Former US Secretary of State James Baker added: "Eduard Shevardnadze will have an honored place in history because he and Mikhail Gorbachev refused to support the use of force to keep the Soviet empire together. Many millions of people in Central and Eastern Europe and around the world owe their freedom to them."
But in the former Soviet Union, those nostalgic for a return to superpower status lumped Shevardnadze with Gorbachev in the ranks of the unpardonable.
Shevardnadze resigned in December 1990, warning that reform was collapsing and dictatorship was imminent. A year later, the Soviet Union collapsed in the wake of an attempted hard-line coup against Gorbachev.
Shevardnadze returned to Georgia after its first elected president, Zviad Gamsakhurdia, was ousted in a coup in 1992; Shevardnadze was elected speaker of parliament and became the country's leader. Gamsakhurdia died under mysterious circumstances in 1993, and Shevardnadze was elected president for a five-year term in 1995 after the country adopted a new constitution.
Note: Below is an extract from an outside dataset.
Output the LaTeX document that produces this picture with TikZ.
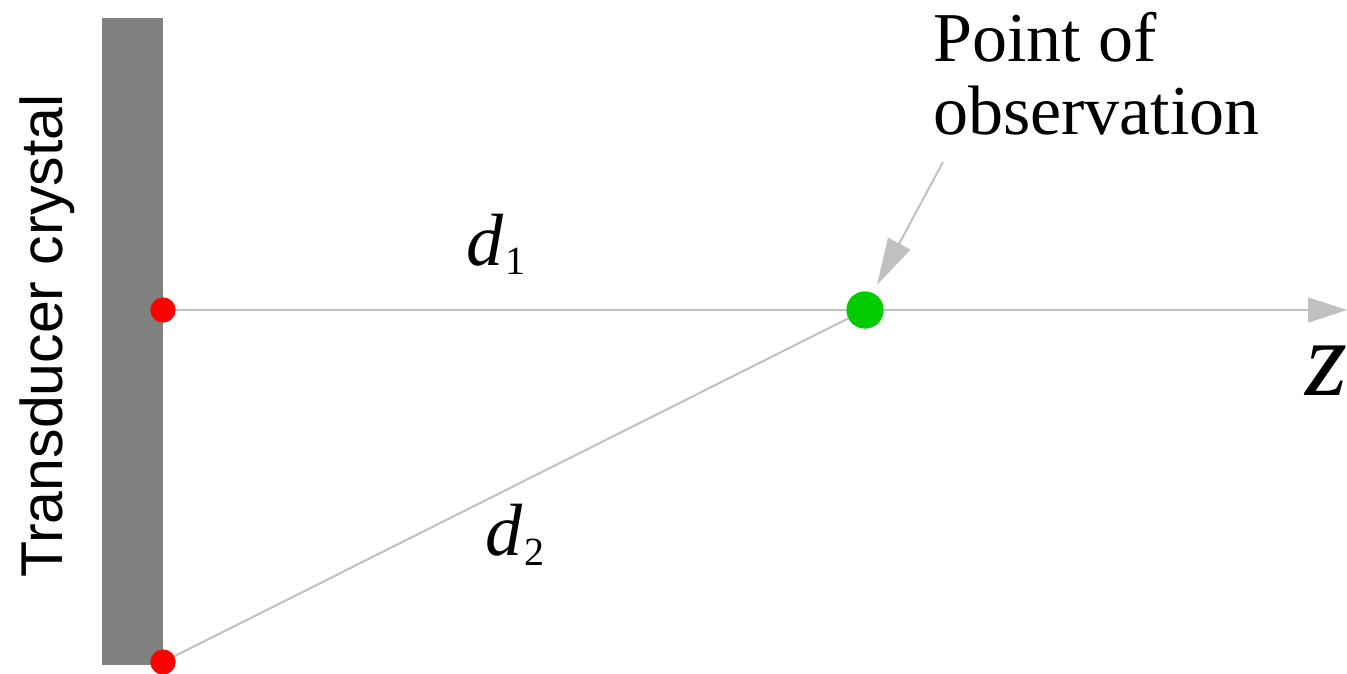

He survived two assassination attempts, including an assault on his motorcade with anti-tank weapons. Many observers suggested the attacks blunted Shevardnadze's reformist impulses and left him interested only in holding onto power. Although he had pursued a pro-Western policy, Georgia under Shevardnadze became plagued by corruption and a deterioration of democracy.
In November 2003, massive demonstrations that became known as the Rose Revolution erupted after allegations of widespread fraud in a parliamentary election. Police maintained a low profile — Shevardnadze later said he feared any police action against the demonstrators would lead to terrible bloodshed. After three weeks, protesters led by future president Mikhail Saakashvili broke into a parliament session where Shevardnadze was speaking and drove him out of the building.
Shevardnadze was born on Jan. 25, 1928, in the village of Mamati near Georgia's Black Sea coast, the fifth and final child in a rural family that hoped he would become a doctor. Instead, he launched a political career at age 20 by joining the Communist Party, and received a university degree only 31 years later from a teachers' institute.
He steadily rose through the ranks of the party, its Komsomol youth organization and Georgia's police force until being named the republic's interior minister, the top law enforcement official. He gained a reputation for purging corrupt Georgian officials and forcing them to give up ill-gotten cars, mansions and other property.
Shevardnadze's anti-corruption campaign caught the attention of Soviet officials in Moscow, and he was named Communist Party chief of Georgia in 1972. He eased censorship and permitted his republic to become one of the most progressive in the cultural sphere, producing a stream of taboo-breaking films and theatrical productions.
Shevardnadze was appointed Soviet foreign minister in 1985. He resigned five years later to protest plans to use force to quell unrest in the Soviet Union. He joined Russian leader Boris Yeltsin in resisting an attempted coup against Gorbachev in August 1991, and returned to the foreign minister's job for a brief stint later that year, as the Soviet Union sped toward extinction.
When he returned to Georgia, he inherited a country wracked by chaos. Fighting broke out in 1990 in the northern province of South Ossetia, bordering on Russia, after the nationalist Georgian government voted to deprive the province of its autonomy.
A more serious secessionist uprising followed in the province of Abkhazia. The small region, bordered by the Black Sea and Russia, has been effectively independent since separatists drove out government forces during a 1992-93 war. The two sides reached a cease-fire in 1994, but peace talks on a political solution have stalled.
Even the capital Tbilisi was run by politically connected gangs and gang-related politicians, and legislators had to be reminded to check their guns before entering parliament. Shevardnadze managed to disarm the most notorious gang, the Mkhedrioni or Horsemen, in 1995, after the first attempt to kill him.
The political chaos was accompanied by economic hardship. Georgia lost Soviet-era orders for its factories. Every winter, Georgians suffered gas and electricity outages. In spite of Shevardnadze's Communist-era record as a "clean-hands" politician, corruption gripped the country at every level.
Shevardnadze shepherded Georgia into the Council of Europe, and said on occasions — to Moscow's considerable irritation — that Tbilisi would one day "knock on NATO's door." US officials forged close ties with Shevardnadze, and the US government gave his nation millions of dollars in aid in hopes of keeping Georgia in the Western orbit.
He kept a low profile in retirement, though he did take public stances, including criticism of the Georgian assault on the separatist capital of South Ossetia that was an opening move in the brief 2008 war with Russia. In 2009, when protests against Saakashvili arose, Shevardnadze said he should step down.
Shevardnadze's wife, Nanuli, died in 2004. The couple had a daughter and a son.